• Data shown
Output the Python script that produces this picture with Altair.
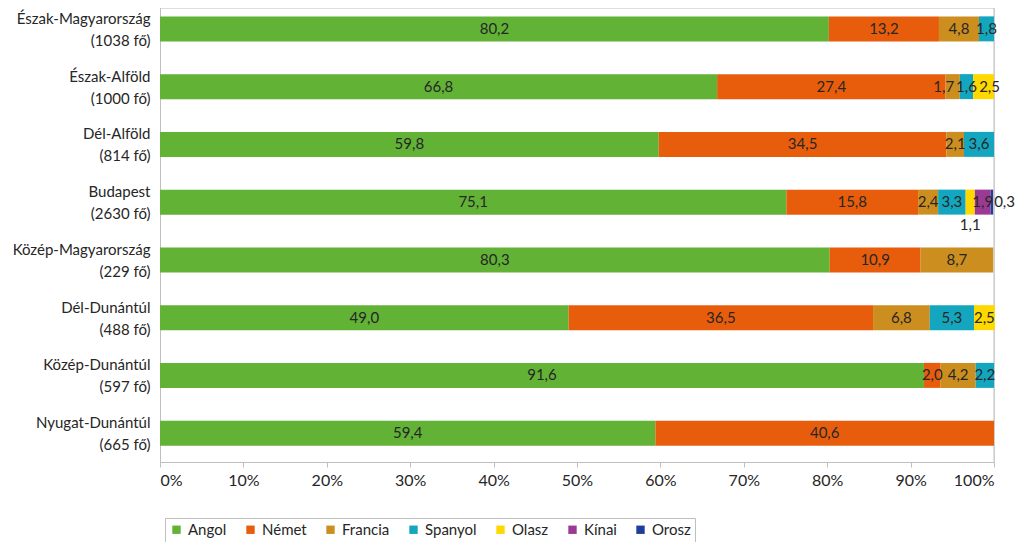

---

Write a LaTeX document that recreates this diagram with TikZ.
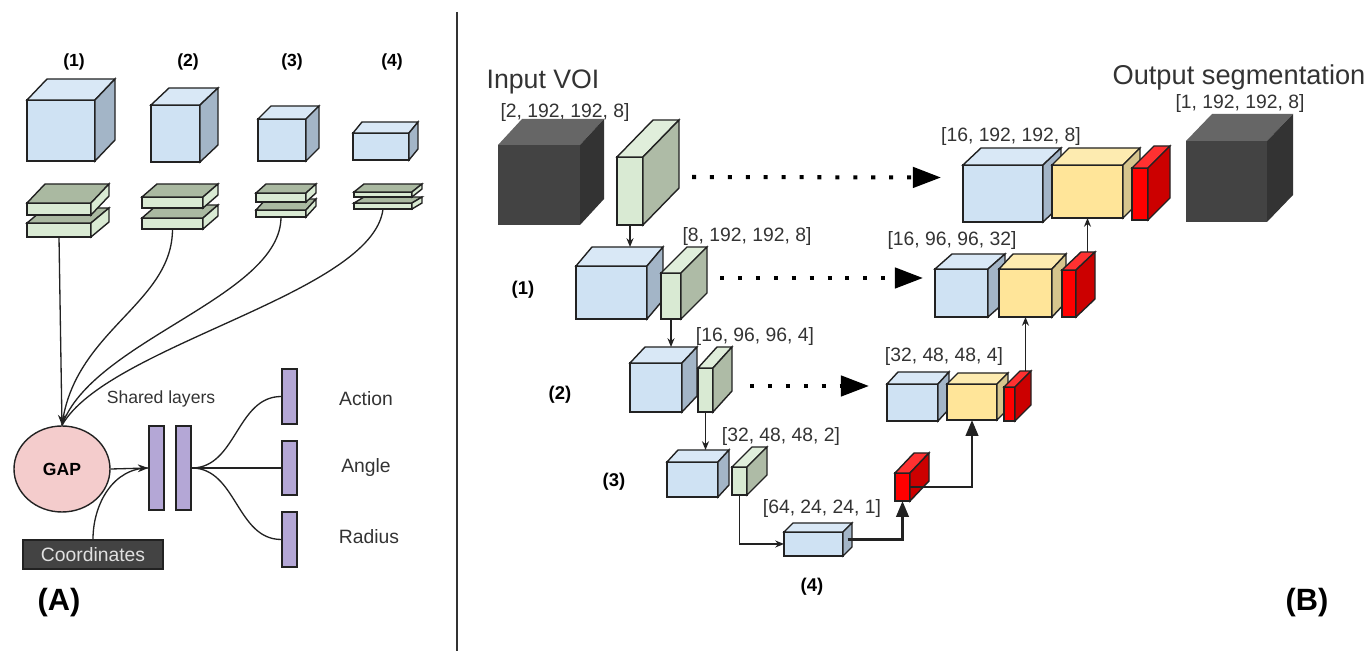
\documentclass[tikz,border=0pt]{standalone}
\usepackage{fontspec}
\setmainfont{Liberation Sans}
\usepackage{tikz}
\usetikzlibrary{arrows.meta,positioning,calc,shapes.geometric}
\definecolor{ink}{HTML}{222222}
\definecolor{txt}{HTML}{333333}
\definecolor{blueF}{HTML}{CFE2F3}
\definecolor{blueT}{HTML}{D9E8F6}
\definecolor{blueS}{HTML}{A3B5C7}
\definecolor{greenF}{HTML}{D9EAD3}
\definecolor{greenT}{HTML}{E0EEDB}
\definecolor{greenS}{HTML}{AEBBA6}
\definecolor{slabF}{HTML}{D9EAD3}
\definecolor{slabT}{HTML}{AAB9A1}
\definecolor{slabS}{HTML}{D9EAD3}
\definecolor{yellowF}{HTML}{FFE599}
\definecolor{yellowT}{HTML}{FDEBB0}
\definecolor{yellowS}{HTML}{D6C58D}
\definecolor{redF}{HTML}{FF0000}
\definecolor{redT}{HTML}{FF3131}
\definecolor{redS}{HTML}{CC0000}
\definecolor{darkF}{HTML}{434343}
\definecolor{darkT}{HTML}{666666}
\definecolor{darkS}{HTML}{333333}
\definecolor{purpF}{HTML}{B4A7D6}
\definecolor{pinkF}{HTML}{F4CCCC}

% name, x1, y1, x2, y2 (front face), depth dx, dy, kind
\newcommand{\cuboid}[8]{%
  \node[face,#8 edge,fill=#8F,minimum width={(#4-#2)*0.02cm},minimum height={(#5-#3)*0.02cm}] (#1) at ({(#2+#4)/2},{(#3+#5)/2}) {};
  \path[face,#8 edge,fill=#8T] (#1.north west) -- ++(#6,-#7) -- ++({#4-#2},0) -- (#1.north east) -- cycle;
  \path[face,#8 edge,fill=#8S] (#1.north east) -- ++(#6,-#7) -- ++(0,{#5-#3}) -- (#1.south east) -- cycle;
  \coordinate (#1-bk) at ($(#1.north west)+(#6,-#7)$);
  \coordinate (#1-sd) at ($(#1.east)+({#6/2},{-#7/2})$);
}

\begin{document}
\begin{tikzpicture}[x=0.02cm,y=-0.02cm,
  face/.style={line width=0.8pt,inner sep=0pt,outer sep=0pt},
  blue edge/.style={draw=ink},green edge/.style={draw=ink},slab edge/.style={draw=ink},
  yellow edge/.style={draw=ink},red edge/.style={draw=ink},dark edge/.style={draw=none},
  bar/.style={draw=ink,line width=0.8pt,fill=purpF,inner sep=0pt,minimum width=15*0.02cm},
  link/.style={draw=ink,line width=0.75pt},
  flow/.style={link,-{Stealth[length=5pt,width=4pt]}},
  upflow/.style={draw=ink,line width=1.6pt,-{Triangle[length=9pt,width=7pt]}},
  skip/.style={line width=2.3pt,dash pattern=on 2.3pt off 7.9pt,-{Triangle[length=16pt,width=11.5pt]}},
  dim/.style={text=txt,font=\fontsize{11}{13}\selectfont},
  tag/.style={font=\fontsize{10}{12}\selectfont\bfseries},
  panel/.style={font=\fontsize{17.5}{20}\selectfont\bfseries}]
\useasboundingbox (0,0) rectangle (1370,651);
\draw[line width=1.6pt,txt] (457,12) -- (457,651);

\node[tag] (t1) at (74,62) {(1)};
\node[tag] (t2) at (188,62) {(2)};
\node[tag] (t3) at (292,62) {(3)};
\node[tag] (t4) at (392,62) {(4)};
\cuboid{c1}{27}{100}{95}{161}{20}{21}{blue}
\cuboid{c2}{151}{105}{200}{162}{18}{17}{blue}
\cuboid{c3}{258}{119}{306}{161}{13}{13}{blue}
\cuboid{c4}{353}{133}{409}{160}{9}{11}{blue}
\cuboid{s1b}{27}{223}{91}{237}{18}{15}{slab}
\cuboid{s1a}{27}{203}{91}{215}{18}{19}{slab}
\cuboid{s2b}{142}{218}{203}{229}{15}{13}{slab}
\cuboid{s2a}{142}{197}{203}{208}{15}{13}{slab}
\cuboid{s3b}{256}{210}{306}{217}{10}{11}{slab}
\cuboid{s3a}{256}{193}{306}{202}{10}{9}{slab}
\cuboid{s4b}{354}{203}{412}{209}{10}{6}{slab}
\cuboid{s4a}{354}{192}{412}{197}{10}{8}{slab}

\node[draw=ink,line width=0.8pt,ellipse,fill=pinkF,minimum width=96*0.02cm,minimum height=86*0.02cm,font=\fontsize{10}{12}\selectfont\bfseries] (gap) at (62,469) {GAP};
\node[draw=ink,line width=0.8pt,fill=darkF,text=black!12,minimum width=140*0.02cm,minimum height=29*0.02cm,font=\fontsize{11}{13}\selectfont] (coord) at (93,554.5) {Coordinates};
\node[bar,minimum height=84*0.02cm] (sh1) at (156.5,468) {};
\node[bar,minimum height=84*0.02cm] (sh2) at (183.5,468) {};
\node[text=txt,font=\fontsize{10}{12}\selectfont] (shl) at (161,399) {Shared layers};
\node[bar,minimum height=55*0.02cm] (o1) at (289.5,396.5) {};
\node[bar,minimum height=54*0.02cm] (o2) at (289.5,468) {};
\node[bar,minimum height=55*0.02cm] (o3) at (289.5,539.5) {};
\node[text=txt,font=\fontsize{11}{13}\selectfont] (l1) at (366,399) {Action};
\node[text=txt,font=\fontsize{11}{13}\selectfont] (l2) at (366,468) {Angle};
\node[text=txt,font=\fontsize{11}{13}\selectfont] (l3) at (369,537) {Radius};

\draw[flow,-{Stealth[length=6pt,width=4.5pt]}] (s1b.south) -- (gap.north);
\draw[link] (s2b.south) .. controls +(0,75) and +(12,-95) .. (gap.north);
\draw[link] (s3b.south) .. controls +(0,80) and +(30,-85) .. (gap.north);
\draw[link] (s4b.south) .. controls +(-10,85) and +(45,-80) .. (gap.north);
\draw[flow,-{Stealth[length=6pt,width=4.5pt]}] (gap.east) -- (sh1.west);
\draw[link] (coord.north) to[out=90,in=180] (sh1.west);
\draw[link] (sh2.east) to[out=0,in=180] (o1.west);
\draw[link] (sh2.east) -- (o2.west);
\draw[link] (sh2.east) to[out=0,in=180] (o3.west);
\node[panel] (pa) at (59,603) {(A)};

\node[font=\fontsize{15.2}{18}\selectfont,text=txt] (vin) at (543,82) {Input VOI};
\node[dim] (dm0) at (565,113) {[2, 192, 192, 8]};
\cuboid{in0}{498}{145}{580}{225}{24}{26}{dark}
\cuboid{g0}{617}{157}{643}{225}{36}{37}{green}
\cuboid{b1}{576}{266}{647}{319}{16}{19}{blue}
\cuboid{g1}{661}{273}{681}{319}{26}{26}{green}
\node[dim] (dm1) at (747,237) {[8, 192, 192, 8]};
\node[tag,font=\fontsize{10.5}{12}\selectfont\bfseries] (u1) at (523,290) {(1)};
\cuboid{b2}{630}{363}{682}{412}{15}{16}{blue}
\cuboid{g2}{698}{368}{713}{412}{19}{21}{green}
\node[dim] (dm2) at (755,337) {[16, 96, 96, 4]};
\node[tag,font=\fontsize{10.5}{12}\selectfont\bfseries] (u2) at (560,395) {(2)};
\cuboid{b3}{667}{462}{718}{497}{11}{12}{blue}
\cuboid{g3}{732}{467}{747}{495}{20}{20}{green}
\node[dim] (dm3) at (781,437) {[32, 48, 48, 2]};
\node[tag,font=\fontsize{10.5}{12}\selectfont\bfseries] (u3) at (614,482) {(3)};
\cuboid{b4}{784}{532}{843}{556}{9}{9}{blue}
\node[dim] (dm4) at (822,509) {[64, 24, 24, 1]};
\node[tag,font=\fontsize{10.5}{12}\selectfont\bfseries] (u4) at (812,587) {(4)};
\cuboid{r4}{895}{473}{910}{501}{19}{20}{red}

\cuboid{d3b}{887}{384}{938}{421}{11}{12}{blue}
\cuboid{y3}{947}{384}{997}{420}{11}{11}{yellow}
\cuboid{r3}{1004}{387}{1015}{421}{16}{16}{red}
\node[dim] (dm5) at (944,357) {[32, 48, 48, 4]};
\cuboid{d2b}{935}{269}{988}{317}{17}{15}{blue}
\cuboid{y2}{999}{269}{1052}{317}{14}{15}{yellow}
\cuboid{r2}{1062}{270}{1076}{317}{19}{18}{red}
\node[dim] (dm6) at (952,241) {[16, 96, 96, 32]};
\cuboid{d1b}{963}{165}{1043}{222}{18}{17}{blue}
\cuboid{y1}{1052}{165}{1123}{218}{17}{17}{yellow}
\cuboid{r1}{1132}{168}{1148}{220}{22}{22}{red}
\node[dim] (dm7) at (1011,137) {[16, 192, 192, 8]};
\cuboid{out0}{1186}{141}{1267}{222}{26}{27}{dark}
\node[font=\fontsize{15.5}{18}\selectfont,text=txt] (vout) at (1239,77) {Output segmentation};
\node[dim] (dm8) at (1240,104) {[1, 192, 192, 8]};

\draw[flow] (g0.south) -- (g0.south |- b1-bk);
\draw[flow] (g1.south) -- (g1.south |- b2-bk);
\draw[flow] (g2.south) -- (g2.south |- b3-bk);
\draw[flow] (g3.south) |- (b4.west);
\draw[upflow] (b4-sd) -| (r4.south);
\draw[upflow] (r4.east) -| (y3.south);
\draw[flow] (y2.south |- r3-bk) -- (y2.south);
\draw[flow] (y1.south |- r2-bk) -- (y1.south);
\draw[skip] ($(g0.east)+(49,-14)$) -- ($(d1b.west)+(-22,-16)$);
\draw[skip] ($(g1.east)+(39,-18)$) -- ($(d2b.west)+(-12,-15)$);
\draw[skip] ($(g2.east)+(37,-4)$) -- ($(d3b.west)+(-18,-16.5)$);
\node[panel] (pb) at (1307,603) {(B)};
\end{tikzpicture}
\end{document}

• What needs to be done
Identify every line above that includes the word "this", and show those lines.

• Answer to the task
Output the Python script that produces this picture with Altair.
Write a LaTeX document that recreates this diagram with TikZ.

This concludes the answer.